## TASK INSTRUCTIONS
Copy the data that follows exactly. Include no pictures.

## DATASET SECTION
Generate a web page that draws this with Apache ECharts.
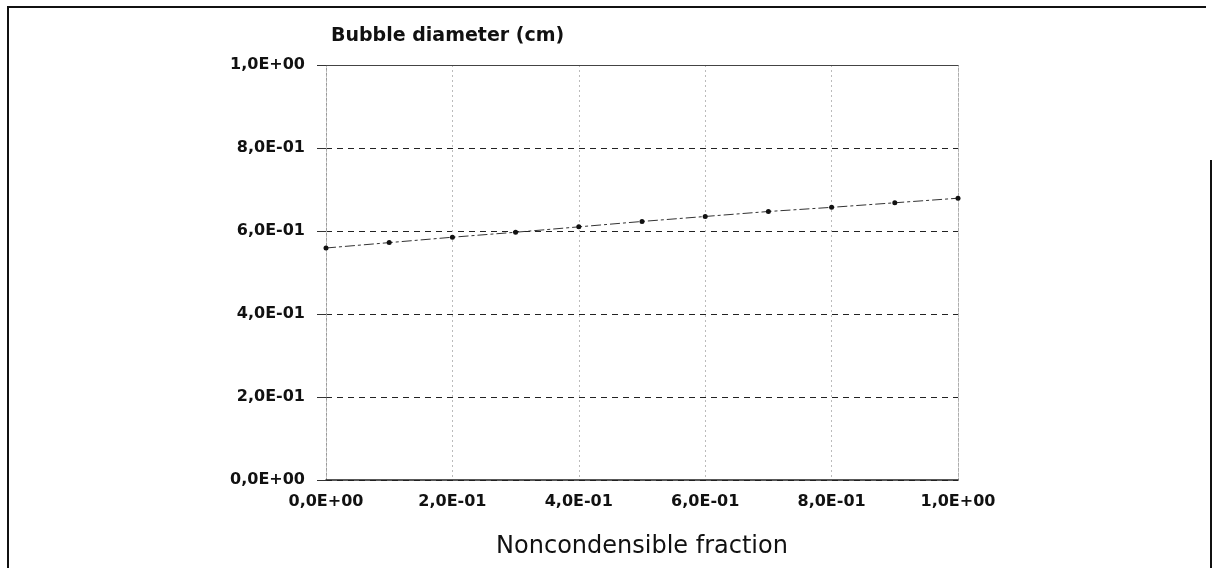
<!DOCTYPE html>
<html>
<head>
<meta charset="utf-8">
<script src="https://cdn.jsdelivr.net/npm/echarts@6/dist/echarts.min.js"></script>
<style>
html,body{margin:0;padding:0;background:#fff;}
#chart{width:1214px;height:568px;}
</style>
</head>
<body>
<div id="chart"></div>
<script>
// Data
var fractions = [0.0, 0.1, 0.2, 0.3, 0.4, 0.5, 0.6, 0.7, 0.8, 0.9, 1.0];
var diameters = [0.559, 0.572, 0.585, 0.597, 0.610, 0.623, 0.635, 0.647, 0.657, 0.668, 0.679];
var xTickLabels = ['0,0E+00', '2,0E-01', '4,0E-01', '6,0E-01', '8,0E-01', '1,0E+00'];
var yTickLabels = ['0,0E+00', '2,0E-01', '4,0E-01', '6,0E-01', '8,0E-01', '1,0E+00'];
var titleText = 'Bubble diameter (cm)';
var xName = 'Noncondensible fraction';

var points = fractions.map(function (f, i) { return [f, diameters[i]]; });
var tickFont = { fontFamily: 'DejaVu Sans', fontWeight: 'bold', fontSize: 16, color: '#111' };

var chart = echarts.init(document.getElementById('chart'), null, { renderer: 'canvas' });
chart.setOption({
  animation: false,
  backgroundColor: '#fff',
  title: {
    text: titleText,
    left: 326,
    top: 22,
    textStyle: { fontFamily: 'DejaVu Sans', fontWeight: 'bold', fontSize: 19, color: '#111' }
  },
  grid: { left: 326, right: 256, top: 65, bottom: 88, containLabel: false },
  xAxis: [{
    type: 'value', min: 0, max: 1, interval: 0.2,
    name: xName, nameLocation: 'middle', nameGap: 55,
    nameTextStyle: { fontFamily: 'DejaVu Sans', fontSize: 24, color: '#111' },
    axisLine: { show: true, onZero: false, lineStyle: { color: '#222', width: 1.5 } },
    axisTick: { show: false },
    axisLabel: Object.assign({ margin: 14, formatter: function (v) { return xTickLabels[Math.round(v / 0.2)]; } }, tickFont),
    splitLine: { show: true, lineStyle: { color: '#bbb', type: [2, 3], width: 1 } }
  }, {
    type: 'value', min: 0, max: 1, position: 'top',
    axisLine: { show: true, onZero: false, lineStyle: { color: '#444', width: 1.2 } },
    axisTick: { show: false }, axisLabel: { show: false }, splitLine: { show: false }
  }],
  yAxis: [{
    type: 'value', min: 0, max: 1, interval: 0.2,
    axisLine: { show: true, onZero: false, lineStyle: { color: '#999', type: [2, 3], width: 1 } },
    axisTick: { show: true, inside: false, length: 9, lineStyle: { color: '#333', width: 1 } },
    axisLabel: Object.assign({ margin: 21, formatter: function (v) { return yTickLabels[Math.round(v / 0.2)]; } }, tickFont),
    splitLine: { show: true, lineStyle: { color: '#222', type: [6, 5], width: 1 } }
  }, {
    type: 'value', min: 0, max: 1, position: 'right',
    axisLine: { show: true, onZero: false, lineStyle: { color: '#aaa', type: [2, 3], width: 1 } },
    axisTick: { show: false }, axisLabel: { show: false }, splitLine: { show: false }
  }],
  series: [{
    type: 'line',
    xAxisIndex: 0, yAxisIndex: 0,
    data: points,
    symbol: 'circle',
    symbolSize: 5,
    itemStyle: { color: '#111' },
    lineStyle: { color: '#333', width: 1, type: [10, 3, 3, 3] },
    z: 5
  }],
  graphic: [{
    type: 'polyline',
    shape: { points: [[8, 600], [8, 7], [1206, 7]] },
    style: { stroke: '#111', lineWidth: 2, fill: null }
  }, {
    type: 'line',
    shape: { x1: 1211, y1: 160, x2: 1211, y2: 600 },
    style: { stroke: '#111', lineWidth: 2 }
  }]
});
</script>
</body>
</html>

## WRITTEN REPLY
Generate a web page that draws this with Apache ECharts.
<!DOCTYPE html>
<html>
<head>
<meta charset="utf-8">
<script src="https://cdn.jsdelivr.net/npm/echarts@6/dist/echarts.min.js"></script>
<style>
html,body{margin:0;padding:0;background:#fff;}
#chart{width:1214px;height:568px;}
</style>
</head>
<body>
<div id="chart"></div>
<script>
// Data
var fractions = [0.0, 0.1, 0.2, 0.3, 0.4, 0.5, 0.6, 0.7, 0.8, 0.9, 1.0];
var diameters = [0.559, 0.572, 0.585, 0.597, 0.610, 0.623, 0.635, 0.647, 0.657, 0.668, 0.679];
var xTickLabels = ['0,0E+00', '2,0E-01', '4,0E-01', '6,0E-01', '8,0E-01', '1,0E+00'];
var yTickLabels = ['0,0E+00', '2,0E-01', '4,0E-01', '6,0E-01', '8,0E-01', '1,0E+00'];
var titleText = 'Bubble diameter (cm)';
var xName = 'Noncondensible fraction';

var points = fractions.map(function (f, i) { return [f, diameters[i]]; });
var tickFont = { fontFamily: 'DejaVu Sans', fontWeight: 'bold', fontSize: 16, color: '#111' };

var chart = echarts.init(document.getElementById('chart'), null, { renderer: 'canvas' });
chart.setOption({
  animation: false,
  backgroundColor: '#fff',
  title: {
    text: titleText,
    left: 326,
    top: 22,
    textStyle: { fontFamily: 'DejaVu Sans', fontWeight: 'bold', fontSize: 19, color: '#111' }
  },
  grid: { left: 326, right: 256, top: 65, bottom: 88, containLabel: false },
  xAxis: [{
    type: 'value', min: 0, max: 1, interval: 0.2,
    name: xName, nameLocation: 'middle', nameGap: 55,
    nameTextStyle: { fontFamily: 'DejaVu Sans', fontSize: 24, color: '#111' },
    axisLine: { show: true, onZero: false, lineStyle: { color: '#222', width: 1.5 } },
    axisTick: { show: false },
    axisLabel: Object.assign({ margin: 14, formatter: function (v) { return xTickLabels[Math.round(v / 0.2)]; } }, tickFont),
    splitLine: { show: true, lineStyle: { color: '#bbb', type: [2, 3], width: 1 } }
  }, {
    type: 'value', min: 0, max: 1, position: 'top',
    axisLine: { show: true, onZero: false, lineStyle: { color: '#444', width: 1.2 } },
    axisTick: { show: false }, axisLabel: { show: false }, splitLine: { show: false }
  }],
  yAxis: [{
    type: 'value', min: 0, max: 1, interval: 0.2,
    axisLine: { show: true, onZero: false, lineStyle: { color: '#999', type: [2, 3], width: 1 } },
    axisTick: { show: true, inside: false, length: 9, lineStyle: { color: '#333', width: 1 } },
    axisLabel: Object.assign({ margin: 21, formatter: function (v) { return yTickLabels[Math.round(v / 0.2)]; } }, tickFont),
    splitLine: { show: true, lineStyle: { color: '#222', type: [6, 5], width: 1 } }
  }, {
    type: 'value', min: 0, max: 1, position: 'right',
    axisLine: { show: true, onZero: false, lineStyle: { color: '#aaa', type: [2, 3], width: 1 } },
    axisTick: { show: false }, axisLabel: { show: false }, splitLine: { show: false }
  }],
  series: [{
    type: 'line',
    xAxisIndex: 0, yAxisIndex: 0,
    data: points,
    symbol: 'circle',
    symbolSize: 5,
    itemStyle: { color: '#111' },
    lineStyle: { color: '#333', width: 1, type: [10, 3, 3, 3] },
    z: 5
  }],
  graphic: [{
    type: 'polyline',
    shape: { points: [[8, 600], [8, 7], [1206, 7]] },
    style: { stroke: '#111', lineWidth: 2, fill: null }
  }, {
    type: 'line',
    shape: { x1: 1211, y1: 160, x2: 1211, y2: 600 },
    style: { stroke: '#111', lineWidth: 2 }
  }]
});
</script>
</body>
</html>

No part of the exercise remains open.